Dan Ludwig! Bouncing back! Technically off drugs! Still homeless! Yeah!

Okay, status update; I had to burn down my hobo cave. Which I guess means I burned down an overpass, bus who’s keeping track. The point is, I’m free! Wind at my back! Testicles blatantly hanging out!

Snowball and his gang had finally moved into my parking lot, forming some sort of biker gang. They’d been getting in my face a little bit, especially after I started moving in on Snowballs woman. So now it’s time to move on. I’m going to wander the streets of Philadelphia! Drink in the culture! This is the city of brotherly love- I shouldn’t be cowering in a overpass; I should be out among the people enjoying the shared human experience. I think I’m gonna swing by the middle school and try to use my rugged hobo charm to get some action.

Day 9:

What did I say? City of brotherly love! At first, yeah I’ll admit it, things weren’t looking so hot. The women (if you squint a little) of the middle school were somewhat off put by my knife would, which had scabbed over and festered into a horrific shoulder vagina, and the school’s health services promptly opened fire on me.
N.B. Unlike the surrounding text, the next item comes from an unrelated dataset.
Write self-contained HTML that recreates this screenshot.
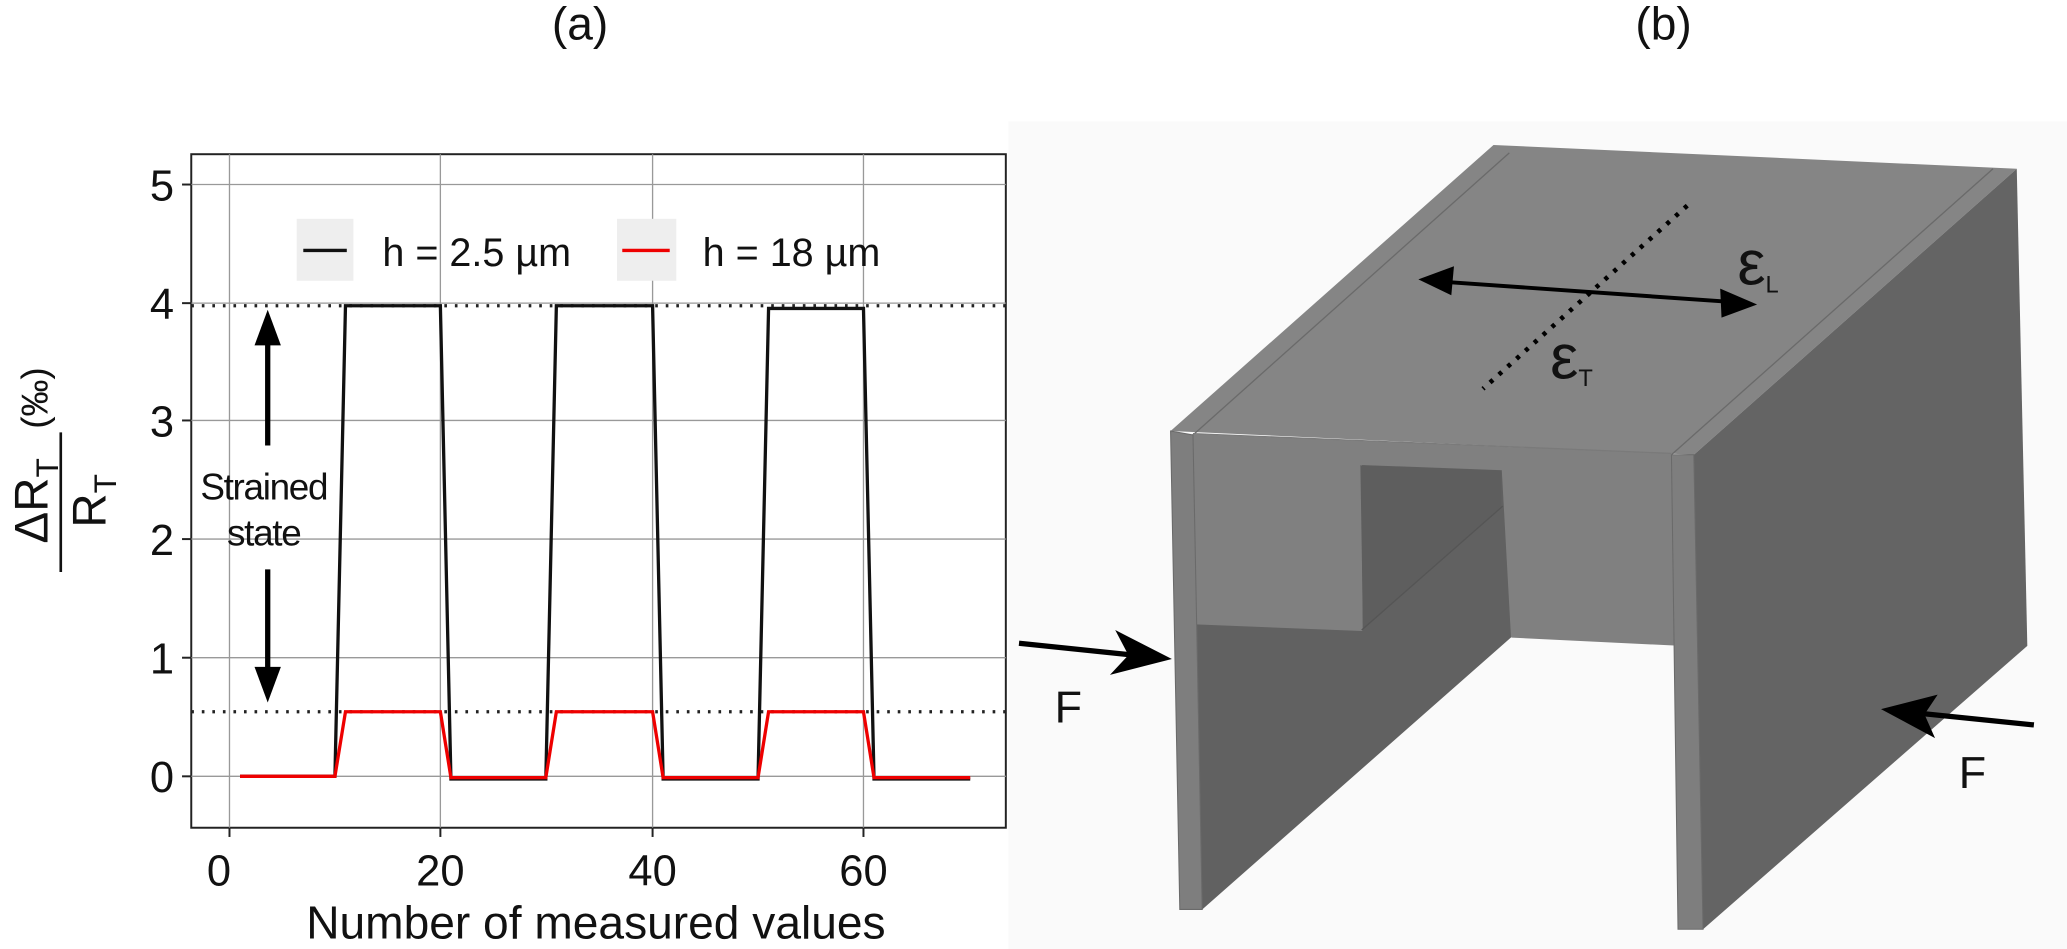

Luckily, in my flight, I encountered a large black man who I can only assume was a doctor because he gave me a fistful of pills. Or not so much a fistful as a clump, or even more accurately, a wad. He was wearing this awesome fuzzy tophat, and had this really sick cane with the handle carved into the shape of a tit. I can only assume that this is how doctors dress when they are also black people. God, that race gets all the fun. He assured me that the pills would help with my wound, and I didn’t question him because he was giving me free pills. He didn’t say what they were called, but I’m going to go out on a limb and say that its 3 milligrams of fucking magic.

13 pages of illegible handwriting, most of which seems to be doodles of giraffes and penisis.

Day 15:

All in all, mediocre day. My new friend Otis told me to show people on the subway my penis, but they did not react as favorably as he’d led me to believe. I wouldn’t listen to him, but he is extremely persuasive, as least as far as talking dogs go. Also new development: My grandpas apparently decided to visit Philly. My enthusiasm for his visit somewhat declined when I realized that he now had the face of a clown and insistently masturbated wherever we went. Also, I’m fair certain my grampas been dead for like, seven years. I’m fairly certain he is a Nazi.

Still possessed by the devil by the way. Not sure how many more of these pills I have to take before that crap stops.

Day Infinity:

They say home is where the heart is. Does that count if you stole the heart from a hospital?